+++ Recorded information
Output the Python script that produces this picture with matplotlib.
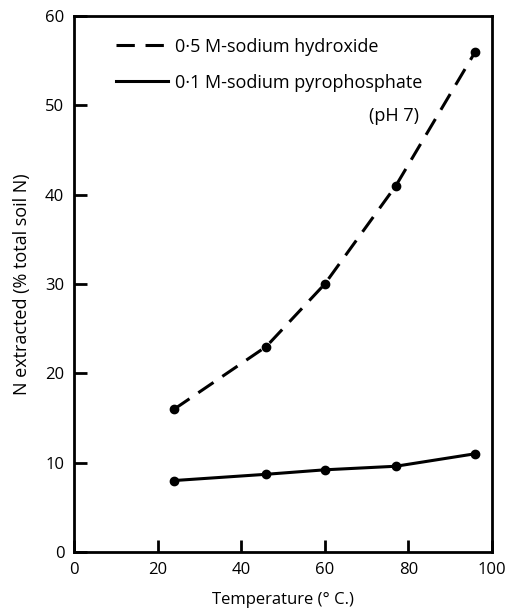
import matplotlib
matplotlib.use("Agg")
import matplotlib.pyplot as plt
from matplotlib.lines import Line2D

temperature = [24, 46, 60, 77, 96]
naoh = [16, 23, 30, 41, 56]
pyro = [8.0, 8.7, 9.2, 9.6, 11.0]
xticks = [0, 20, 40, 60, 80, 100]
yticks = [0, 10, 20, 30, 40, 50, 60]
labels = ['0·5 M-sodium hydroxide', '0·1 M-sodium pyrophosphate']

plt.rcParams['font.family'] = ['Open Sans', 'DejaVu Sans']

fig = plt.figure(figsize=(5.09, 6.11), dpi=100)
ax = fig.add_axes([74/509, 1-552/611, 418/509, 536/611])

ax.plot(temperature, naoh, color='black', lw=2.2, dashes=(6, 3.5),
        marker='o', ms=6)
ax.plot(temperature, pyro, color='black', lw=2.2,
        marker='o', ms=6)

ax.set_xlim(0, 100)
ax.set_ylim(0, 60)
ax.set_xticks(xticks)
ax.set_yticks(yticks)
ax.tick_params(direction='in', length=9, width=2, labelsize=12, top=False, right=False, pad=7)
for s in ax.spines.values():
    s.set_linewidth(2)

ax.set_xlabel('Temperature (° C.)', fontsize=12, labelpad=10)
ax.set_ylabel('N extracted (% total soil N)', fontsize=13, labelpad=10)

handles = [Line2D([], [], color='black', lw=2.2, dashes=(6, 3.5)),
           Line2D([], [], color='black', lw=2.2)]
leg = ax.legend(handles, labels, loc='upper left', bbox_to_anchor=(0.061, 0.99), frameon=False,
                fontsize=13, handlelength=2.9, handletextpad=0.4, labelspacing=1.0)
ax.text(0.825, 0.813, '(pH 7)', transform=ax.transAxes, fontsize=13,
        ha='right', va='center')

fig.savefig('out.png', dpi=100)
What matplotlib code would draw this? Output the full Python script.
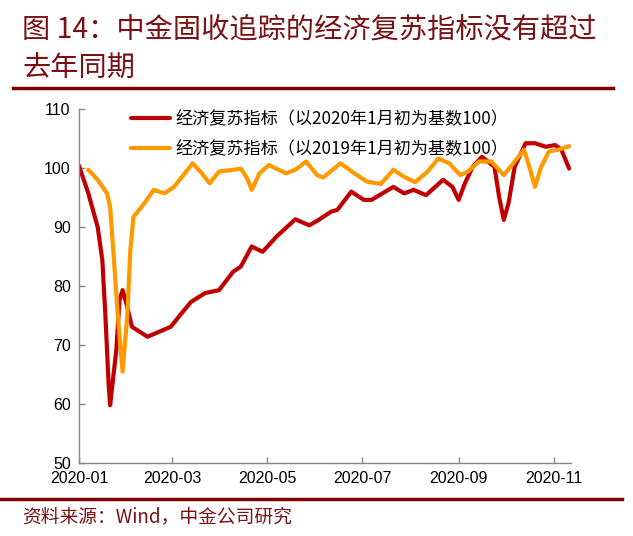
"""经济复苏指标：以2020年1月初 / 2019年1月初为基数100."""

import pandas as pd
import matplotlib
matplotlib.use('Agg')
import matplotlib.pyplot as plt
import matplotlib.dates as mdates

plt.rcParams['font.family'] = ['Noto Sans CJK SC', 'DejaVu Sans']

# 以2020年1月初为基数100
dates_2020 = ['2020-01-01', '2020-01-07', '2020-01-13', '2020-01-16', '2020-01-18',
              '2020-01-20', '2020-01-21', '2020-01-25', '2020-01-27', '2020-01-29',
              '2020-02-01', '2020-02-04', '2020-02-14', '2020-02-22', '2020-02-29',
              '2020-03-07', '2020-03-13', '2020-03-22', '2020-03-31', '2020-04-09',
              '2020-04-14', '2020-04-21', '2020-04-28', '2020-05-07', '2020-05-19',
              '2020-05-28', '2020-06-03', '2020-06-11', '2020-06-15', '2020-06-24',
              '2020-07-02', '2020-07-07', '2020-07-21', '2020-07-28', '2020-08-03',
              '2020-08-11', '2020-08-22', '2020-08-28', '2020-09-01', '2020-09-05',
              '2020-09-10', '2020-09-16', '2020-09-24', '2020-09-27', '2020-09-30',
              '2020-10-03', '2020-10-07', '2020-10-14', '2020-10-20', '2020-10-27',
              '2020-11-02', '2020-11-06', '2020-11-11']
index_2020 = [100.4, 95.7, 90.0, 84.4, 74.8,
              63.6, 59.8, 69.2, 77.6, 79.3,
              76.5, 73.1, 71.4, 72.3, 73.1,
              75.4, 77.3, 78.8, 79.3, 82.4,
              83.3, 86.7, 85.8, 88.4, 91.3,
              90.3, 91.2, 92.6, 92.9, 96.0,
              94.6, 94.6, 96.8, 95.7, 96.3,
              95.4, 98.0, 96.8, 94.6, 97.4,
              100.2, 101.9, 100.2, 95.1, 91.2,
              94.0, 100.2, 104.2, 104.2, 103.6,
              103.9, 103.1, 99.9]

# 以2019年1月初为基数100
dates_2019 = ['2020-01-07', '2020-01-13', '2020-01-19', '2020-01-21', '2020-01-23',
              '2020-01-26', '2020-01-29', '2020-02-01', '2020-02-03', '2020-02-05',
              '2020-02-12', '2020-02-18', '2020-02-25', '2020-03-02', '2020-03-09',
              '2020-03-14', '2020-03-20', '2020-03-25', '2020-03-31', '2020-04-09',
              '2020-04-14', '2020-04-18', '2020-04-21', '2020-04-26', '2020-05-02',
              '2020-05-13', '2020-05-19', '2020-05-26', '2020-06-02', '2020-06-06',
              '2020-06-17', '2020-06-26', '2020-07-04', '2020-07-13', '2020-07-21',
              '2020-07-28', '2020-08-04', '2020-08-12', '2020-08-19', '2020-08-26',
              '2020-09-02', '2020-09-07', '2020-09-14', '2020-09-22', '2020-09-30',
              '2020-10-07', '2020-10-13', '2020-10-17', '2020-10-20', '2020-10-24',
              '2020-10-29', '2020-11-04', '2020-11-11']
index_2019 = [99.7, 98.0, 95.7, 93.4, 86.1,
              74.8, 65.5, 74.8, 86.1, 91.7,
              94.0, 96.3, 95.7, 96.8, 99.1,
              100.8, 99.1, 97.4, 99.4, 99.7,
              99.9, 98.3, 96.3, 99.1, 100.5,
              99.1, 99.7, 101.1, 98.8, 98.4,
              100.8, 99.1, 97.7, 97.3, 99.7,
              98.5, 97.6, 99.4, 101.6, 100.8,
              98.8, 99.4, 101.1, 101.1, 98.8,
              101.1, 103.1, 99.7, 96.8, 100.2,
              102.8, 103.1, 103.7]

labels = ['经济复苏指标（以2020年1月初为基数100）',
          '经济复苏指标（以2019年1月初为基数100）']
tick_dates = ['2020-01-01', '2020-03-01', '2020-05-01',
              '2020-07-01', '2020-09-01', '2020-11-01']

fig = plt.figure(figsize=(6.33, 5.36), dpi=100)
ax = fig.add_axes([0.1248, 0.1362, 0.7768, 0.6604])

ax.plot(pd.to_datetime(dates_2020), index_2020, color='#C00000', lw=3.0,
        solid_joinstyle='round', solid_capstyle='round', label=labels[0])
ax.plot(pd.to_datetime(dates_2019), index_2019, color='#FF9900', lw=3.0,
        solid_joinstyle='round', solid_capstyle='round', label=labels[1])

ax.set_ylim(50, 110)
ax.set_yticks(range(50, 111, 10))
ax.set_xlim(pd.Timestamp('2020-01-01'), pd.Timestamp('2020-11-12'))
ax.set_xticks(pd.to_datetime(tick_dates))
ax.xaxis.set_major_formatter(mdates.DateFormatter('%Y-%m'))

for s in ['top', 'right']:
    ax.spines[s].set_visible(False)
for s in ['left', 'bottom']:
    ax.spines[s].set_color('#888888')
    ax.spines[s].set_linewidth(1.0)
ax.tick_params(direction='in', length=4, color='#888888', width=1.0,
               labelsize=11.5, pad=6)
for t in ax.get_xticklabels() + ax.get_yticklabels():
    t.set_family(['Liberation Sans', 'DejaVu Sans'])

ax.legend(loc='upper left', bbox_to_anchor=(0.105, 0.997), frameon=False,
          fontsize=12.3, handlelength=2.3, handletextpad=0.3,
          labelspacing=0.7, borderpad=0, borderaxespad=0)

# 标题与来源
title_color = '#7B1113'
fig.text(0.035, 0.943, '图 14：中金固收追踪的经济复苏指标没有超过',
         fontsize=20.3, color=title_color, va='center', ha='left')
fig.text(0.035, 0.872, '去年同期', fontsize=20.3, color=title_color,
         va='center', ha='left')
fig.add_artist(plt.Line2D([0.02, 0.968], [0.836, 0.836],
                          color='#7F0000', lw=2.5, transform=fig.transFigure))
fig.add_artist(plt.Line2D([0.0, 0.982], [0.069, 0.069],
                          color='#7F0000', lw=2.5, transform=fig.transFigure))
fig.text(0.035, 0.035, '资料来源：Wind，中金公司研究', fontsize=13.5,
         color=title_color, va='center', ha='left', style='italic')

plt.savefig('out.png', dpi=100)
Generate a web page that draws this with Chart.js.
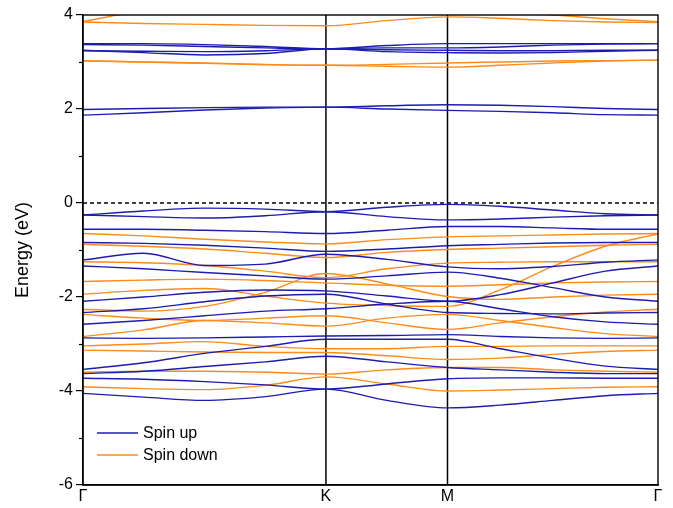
++++++
> [What to work on]:
Select all lines in the listing that include the word "Python".

> [Worked solution]:
Output the Python script that produces this picture with matplotlib.
What matplotlib code would draw this? Output the full Python script.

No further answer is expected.